◆ Collected data ◆
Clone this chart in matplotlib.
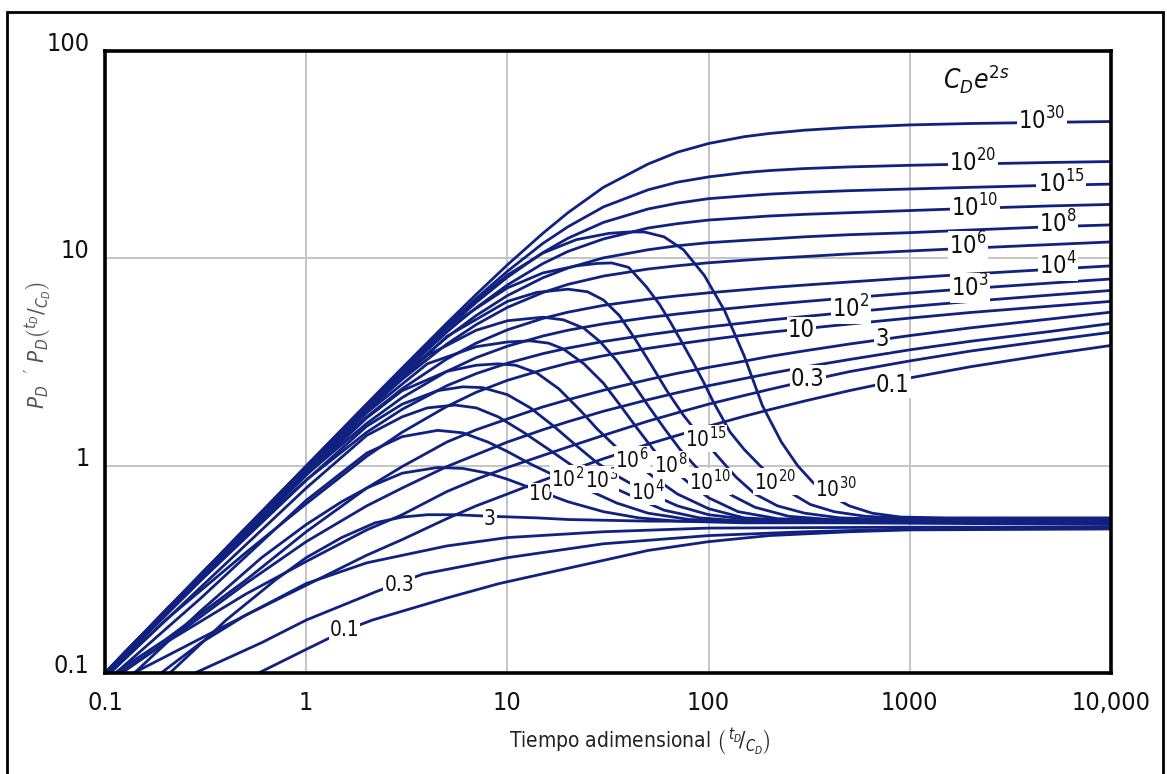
import matplotlib
matplotlib.use('Agg')
import matplotlib.pyplot as plt
from matplotlib.patches import Rectangle
from matplotlib.ticker import FixedLocator, FixedFormatter, NullLocator

plt.rcParams['font.family'] = ['DejaVu Sans']
plt.rcParams['font.stretch'] = 'condensed'
plt.rcParams['mathtext.fontset'] = 'custom'
plt.rcParams['mathtext.rm'] = 'DejaVu Sans'
plt.rcParams['mathtext.it'] = 'DejaVu Sans:italic'
plt.rcParams['mathtext.bf'] = 'DejaVu Sans:bold'

# ---------------- data ----------------
x_ticks = [0.1, 1, 10, 100, 1000, 10000]
x_tick_labels = ['0.1', '1', '10', '100', '1000', '10,000']
y_ticks = [0.1, 1, 10, 100]
y_tick_labels = ['0.1', '1', '10', '100']

# pressure curves p_D vs t_D/C_D (common time grid)
t_p = [0.1, 0.2, 0.5, 1, 2, 3, 5, 7, 10, 15, 20, 30, 50, 70, 100, 150, 200, 300, 500, 1000, 2000, 5000, 10000]
p_01 = [0.085, 0.12, 0.19, 0.265, 0.37, 0.44, 0.555, 0.64, 0.73, 0.85, 0.94, 1.08, 1.27, 1.4, 1.55, 1.73, 1.86, 2.05, 2.3, 2.65, 3.0, 3.45, 3.8]
p_03 = [0.088, 0.14, 0.24, 0.345, 0.49, 0.58, 0.75, 0.86, 0.98, 1.12, 1.23, 1.4, 1.64, 1.8, 1.98, 2.18, 2.33, 2.55, 2.84, 3.2, 3.57, 4.03, 4.4]
p_1 = [0.09, 0.14, 0.27, 0.43, 0.64, 0.78, 0.99, 1.13, 1.3, 1.49, 1.63, 1.83, 2.08, 2.25, 2.43, 2.63, 2.78, 2.99, 3.25, 3.62, 3.98, 4.44, 4.85]
p_3 = [0.093, 0.145, 0.28, 0.48, 0.78, 0.99, 1.3, 1.49, 1.68, 1.92, 2.08, 2.31, 2.6, 2.79, 2.98, 3.19, 3.36, 3.58, 3.86, 4.24, 4.62, 5.1, 5.5]
p_10 = [0.095, 0.18, 0.38, 0.655, 1.11, 1.45, 1.93, 2.26, 2.58, 2.9, 3.12, 3.39, 3.68, 3.86, 4.05, 4.26, 4.4, 4.58, 4.82, 5.15, 5.48, 5.88, 6.2]
p_1e2 = [0.098, 0.193, 0.46, 0.853, 1.45, 1.87, 2.43, 2.78, 3.12, 3.47, 3.69, 3.97, 4.28, 4.47, 4.67, 4.88, 5.04, 5.24, 5.5, 5.85, 6.2, 6.65, 7.0]
p_1e3 = [0.099, 0.197, 0.478, 0.904, 1.6, 2.13, 2.85, 3.32, 3.77, 4.22, 4.5, 4.83, 5.18, 5.39, 5.6, 5.82, 5.98, 6.19, 6.45, 6.8, 7.15, 7.6, 7.95]
p_1e4 = [0.1, 0.198, 0.487, 0.938, 1.72, 2.35, 3.27, 3.9, 4.52, 5.13, 5.5, 5.93, 6.35, 6.59, 6.82, 7.05, 7.22, 7.43, 7.69, 8.05, 8.4, 8.85, 9.2]
p_1e6 = [0.1, 0.2, 0.49, 0.968, 1.84, 2.61, 3.86, 4.79, 5.8, 6.84, 7.49, 8.21, 8.88, 9.21, 9.52, 9.79, 9.98, 10.2, 10.5, 10.85, 11.2, 11.65, 12.0]
p_1e8 = [0.1, 0.2, 0.495, 0.979, 1.89, 2.73, 4.16, 5.3, 6.61, 8.06, 8.98, 10.05, 11.0, 11.5, 11.9, 12.2, 12.4, 12.7, 13.0, 13.3, 13.7, 14.2, 14.5]
p_1e10 = [0.1, 0.2, 0.497, 0.987, 1.93, 2.82, 4.42, 5.78, 7.44, 9.43, 10.8, 12.4, 14.0, 14.7, 15.3, 15.7, 16.0, 16.3, 16.6, 17.0, 17.4, 17.9, 18.2]
p_1e15 = [0.1, 0.2, 0.498, 0.991, 1.95, 2.88, 4.6, 6.13, 8.11, 10.65, 12.5, 14.9, 17.3, 18.45, 19.4, 20.0, 20.4, 20.8, 21.2, 21.6, 22.0, 22.5, 22.8]
p_1e20 = [0.1, 0.2, 0.499, 0.994, 1.97, 2.92, 4.73, 6.41, 8.66, 11.8, 14.2, 17.7, 21.4, 23.3, 24.7, 25.9, 26.5, 27.1, 27.6, 28.1, 28.5, 29.0, 29.3]
p_1e30 = [0.1, 0.2, 0.5, 0.997, 1.986, 2.96, 4.87, 6.7, 9.3, 13.2, 16.6, 22.0, 28.5, 32.5, 35.8, 38.6, 40.0, 41.5, 42.8, 44.0, 44.7, 45.3, 45.7]

# derivative curves p_D'(t_D/C_D)
dx_01 = [0.45, 0.58, 1.0, 1.55, 2.13, 5, 9.1, 20, 50, 100, 200, 500, 1000, 10000]
dy_01 = [0.085, 0.1, 0.13, 0.16, 0.18, 0.23, 0.27, 0.32, 0.39, 0.43, 0.46, 0.48, 0.49, 0.495]
dx_03 = [0.22, 0.28, 0.6, 1, 2.23, 3.8, 10, 30, 100, 300, 1000, 10000]
dy_03 = [0.085, 0.1, 0.14, 0.18, 0.247, 0.3, 0.36, 0.42, 0.46, 0.48, 0.495, 0.5]
dx_1 = [0.16, 0.19, 0.3, 0.5, 1, 2, 5, 10, 30, 100, 1000, 10000]
dy_1 = [0.085, 0.1, 0.14, 0.19, 0.27, 0.34, 0.41, 0.45, 0.48, 0.5, 0.505, 0.505]
dx_3 = [0.18, 0.21, 0.4, 0.7, 1, 1.5, 2.2, 3, 4, 5.5, 8.2, 14, 20, 50, 200, 10000]
dy_3 = [0.085, 0.1, 0.18, 0.28, 0.36, 0.45, 0.53, 0.565, 0.58, 0.58, 0.57, 0.56, 0.55, 0.54, 0.54, 0.545]
dx_10 = [0.12, 0.14, 0.3, 0.6, 1, 1.5, 2, 3, 4.5, 6, 8, 10, 14.6, 20, 30, 45, 70, 150, 10000]
dy_10 = [0.085, 0.1, 0.2, 0.36, 0.52, 0.67, 0.78, 0.92, 0.98, 0.97, 0.92, 0.86, 0.75, 0.67, 0.6, 0.56, 0.54, 0.53, 0.53]
dx_1e2 = [0.1, 0.3, 1, 2, 3, 4.5, 6, 8, 10, 13, 17, 21, 27, 35, 50, 80, 150, 10000]
dy_1e2 = [0.09, 0.23, 0.68, 1.15, 1.38, 1.48, 1.44, 1.3, 1.17, 1.02, 0.9, 0.82, 0.74, 0.66, 0.59, 0.55, 0.535, 0.52]
dx_1e3 = [0.1, 0.3, 1, 2, 3, 4, 5.5, 7, 9, 12, 16, 21, 27, 35, 45, 60, 90, 150, 10000]
dy_1e3 = [0.095, 0.26, 0.78, 1.4, 1.72, 1.9, 1.96, 1.9, 1.72, 1.45, 1.2, 1.0, 0.88, 0.77, 0.69, 0.61, 0.56, 0.54, 0.525]
dx_1e4 = [0.1, 0.3, 1, 2, 3, 4.5, 6, 7.5, 10, 13, 17, 22, 28, 36, 45, 55, 70, 100, 170, 400, 10000]
dy_1e4 = [0.097, 0.28, 0.85, 1.55, 1.98, 2.3, 2.4, 2.38, 2.2, 1.9, 1.55, 1.25, 1.03, 0.88, 0.78, 0.71, 0.64, 0.58, 0.545, 0.535, 0.53]
dx_1e6 = [0.1, 1, 2, 3, 5, 7, 9, 11, 14, 18, 23, 28, 35, 45, 55, 70, 100, 150, 300, 10000]
dy_1e6 = [0.098, 0.9, 1.7, 2.3, 2.85, 3.05, 3.1, 3.05, 2.8, 2.35, 1.85, 1.5, 1.22, 1.0, 0.86, 0.73, 0.62, 0.56, 0.54, 0.535]
dx_1e8 = [0.1, 1, 2, 4, 7, 10, 13, 16, 19, 24, 30, 36, 44, 53, 63, 78, 100, 140, 220, 400, 10000]
dy_1e8 = [0.099, 0.92, 1.8, 3.1, 3.75, 3.95, 4.0, 3.9, 3.65, 3.1, 2.5, 1.98, 1.52, 1.2, 1.0, 0.84, 0.7, 0.6, 0.555, 0.545, 0.54]
dx_1e10 = [0.1, 1, 2, 4, 7, 10, 15, 19, 24, 29, 35, 42, 50, 60, 72, 87, 105, 130, 170, 250, 400, 10000]
dy_1e10 = [0.099, 0.93, 1.85, 3.4, 4.5, 5.0, 5.2, 5.05, 4.6, 3.95, 3.2, 2.5, 1.95, 1.52, 1.2, 0.98, 0.83, 0.72, 0.63, 0.57, 0.55, 0.545]
dx_1e15 = [0.1, 1, 2, 5, 10, 14, 20, 25, 30, 36, 43, 52, 62, 75, 90, 110, 137, 170, 220, 300, 450, 800, 10000]
dy_1e15 = [0.1, 0.94, 1.85, 4.2, 6.2, 6.85, 7.1, 6.9, 6.3, 5.3, 4.1, 3.05, 2.3, 1.75, 1.4, 1.12, 0.88, 0.73, 0.64, 0.59, 0.56, 0.55, 0.55]
dx_1e20 = [0.1, 1, 3, 6, 10, 15, 22, 28, 33, 40, 49, 57, 64, 73, 83, 95, 105, 128, 150, 180, 213, 250, 320, 420, 600, 1000, 10000]
dy_1e20 = [0.1, 0.95, 2.8, 5.2, 7.2, 8.5, 9.2, 9.45, 9.5, 9.05, 7.3, 6.0, 5.0, 4.0, 3.2, 2.5, 2.05, 1.45, 1.2, 1.0, 0.86, 0.75, 0.65, 0.6, 0.57, 0.555, 0.555]
dx_1e30 = [0.1, 1, 3, 6, 10, 15, 22, 32, 40, 48, 60, 75, 95, 120, 150, 185, 230, 277, 330, 400, 500, 650, 900, 1500, 10000]
dy_1e30 = [0.1, 0.95, 2.85, 5.5, 8.3, 10.6, 12.3, 13.2, 13.4, 13.4, 12.7, 11.0, 8.3, 5.6, 3.4, 1.95, 1.3, 1.0, 0.83, 0.72, 0.64, 0.59, 0.565, 0.56, 0.56]

# curve labels (C_D e^{2s})
p_lab_text = ['10$^{30}$', '10$^{20}$', '10$^{15}$', '10$^{10}$', '10$^{8}$', '10$^{6}$', '10$^{4}$',
              '10$^{3}$', '10$^{2}$', '10', '3', '0.3', '0.1']
p_lab_x = [4540, 2057, 5640, 2105, 5450, 1944, 5450, 1990, 509, 290, 726, 311, 823]
p_lab_y = [46.0, 28.9, 22.9, 17.5, 14.7, 11.5, 9.2, 7.2, 5.7, 4.5, 4.1, 2.63, 2.46]

d_lab_text = ['3', '10', '10$^{2}$', '10$^{3}$', '10$^{4}$', '10$^{6}$', '10$^{8}$', '10$^{10}$',
              '10$^{15}$', '10$^{20}$', '10$^{30}$', '0.3', '0.1']
d_lab_x = [8.2, 14.6, 19.9, 29.4, 49.7, 41.5, 65, 102, 96.6, 213, 428, 2.9, 1.55]
d_lab_y = [0.556, 0.733, 0.866, 0.856, 0.75, 1.07, 1.01, 0.837, 1.35, 0.837, 0.775, 0.267, 0.162]

# ---------------- figure ----------------
W, H = 1167, 774
fig = plt.figure(figsize=(W / 100, H / 100), dpi=100)
ax = fig.add_axes([105 / W, 1 - 673 / H, (1111 - 105) / W, (673 - 51) / H])

line_col = '#11217f'
lw = 2.0

pressure_curves = [p_01, p_03, p_1, p_3, p_10, p_1e2, p_1e3, p_1e4, p_1e6, p_1e8,
                   p_1e10, p_1e15, p_1e20, p_1e30]
for p in pressure_curves:
    ax.plot(t_p, p, color=line_col, lw=lw, solid_joinstyle='round', zorder=3)

deriv_curves = [(dx_01, dy_01), (dx_03, dy_03), (dx_1, dy_1), (dx_3, dy_3), (dx_10, dy_10),
                (dx_1e2, dy_1e2), (dx_1e3, dy_1e3), (dx_1e4, dy_1e4), (dx_1e6, dy_1e6),
                (dx_1e8, dy_1e8), (dx_1e10, dy_1e10), (dx_1e15, dy_1e15), (dx_1e20, dy_1e20),
                (dx_1e30, dy_1e30)]
for dx, dy in deriv_curves:
    ax.plot(dx, dy, color=line_col, lw=lw, solid_joinstyle='round', zorder=3)

ax.set_xscale('log')
ax.set_yscale('log')
ax.set_xlim(0.1, 10000)
ax.set_ylim(0.1, 100)

ax.xaxis.set_major_locator(FixedLocator(x_ticks))
ax.xaxis.set_major_formatter(FixedFormatter(x_tick_labels))
ax.xaxis.set_minor_locator(NullLocator())
ax.yaxis.set_major_locator(FixedLocator(y_ticks))
ax.yaxis.set_major_formatter(FixedFormatter(y_tick_labels))
ax.yaxis.set_minor_locator(NullLocator())
ax.tick_params(axis='both', length=0, labelsize=18, colors='#111111')
ax.tick_params(axis='x', pad=13)
ax.tick_params(axis='y', pad=11)
for lab in ax.get_yticklabels():
    lab.set_va('baseline')

ax.grid(True, which='major', color='#c4c4c4', lw=1.4, zorder=0)
for s in ax.spines.values():
    s.set_linewidth(2.6)
    s.set_color('black')
    s.set_zorder(5)

bbox = dict(boxstyle='square,pad=0.05', fc='white', ec='none')
for t, x, y in zip(p_lab_text, p_lab_x, p_lab_y):
    ax.text(x, y, t, fontsize=17, ha='center', va='center', bbox=bbox, zorder=4, color='#111111')
for t, x, y in zip(d_lab_text, d_lab_x, d_lab_y):
    ax.text(x, y, t, fontsize=15, ha='center', va='center', bbox=bbox, zorder=4, color='#111111')

ax.text(0.866, 0.955, r'$C_De^{2s}$', transform=ax.transAxes, fontsize=19,
        ha='center', va='center', color='#111111')

fig.text(640 / W, 1 - 742 / H, r'Tiempo adimensional $\left(\,^{t_D}\!/_{C_D}\right)$',
         fontsize=15, ha='center', va='center', color='#222222')
fig.text(38 / W, 1 - 345 / H, r"$P_D\ \ '\ P_D\left(^{t_D}/_{C_D}\right)$",
         fontsize=16, rotation=90, ha='center', va='center', color='#555555')

fig.patches.append(Rectangle((7 / W, -0.05), (1163 - 7) / W, 1.05 - 12 / H,
                             transform=fig.transFigure, fill=False, ec='black', lw=2.0))

fig.savefig('out.png', dpi=100)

◆ Exercise directions ◆
The lines from the top of the data above through the one holding "y_tick_labels = ['0.1', '1', '10', '100']" are to be repeated exactly, and only those, with no pictures.

◆ Response to this exercise ◆
Clone this chart in matplotlib.
import matplotlib
matplotlib.use('Agg')
import matplotlib.pyplot as plt
from matplotlib.patches import Rectangle
from matplotlib.ticker import FixedLocator, FixedFormatter, NullLocator

plt.rcParams['font.family'] = ['DejaVu Sans']
plt.rcParams['font.stretch'] = 'condensed'
plt.rcParams['mathtext.fontset'] = 'custom'
plt.rcParams['mathtext.rm'] = 'DejaVu Sans'
plt.rcParams['mathtext.it'] = 'DejaVu Sans:italic'
plt.rcParams['mathtext.bf'] = 'DejaVu Sans:bold'

# ---------------- data ----------------
x_ticks = [0.1, 1, 10, 100, 1000, 10000]
x_tick_labels = ['0.1', '1', '10', '100', '1000', '10,000']
y_ticks = [0.1, 1, 10, 100]
y_tick_labels = ['0.1', '1', '10', '100']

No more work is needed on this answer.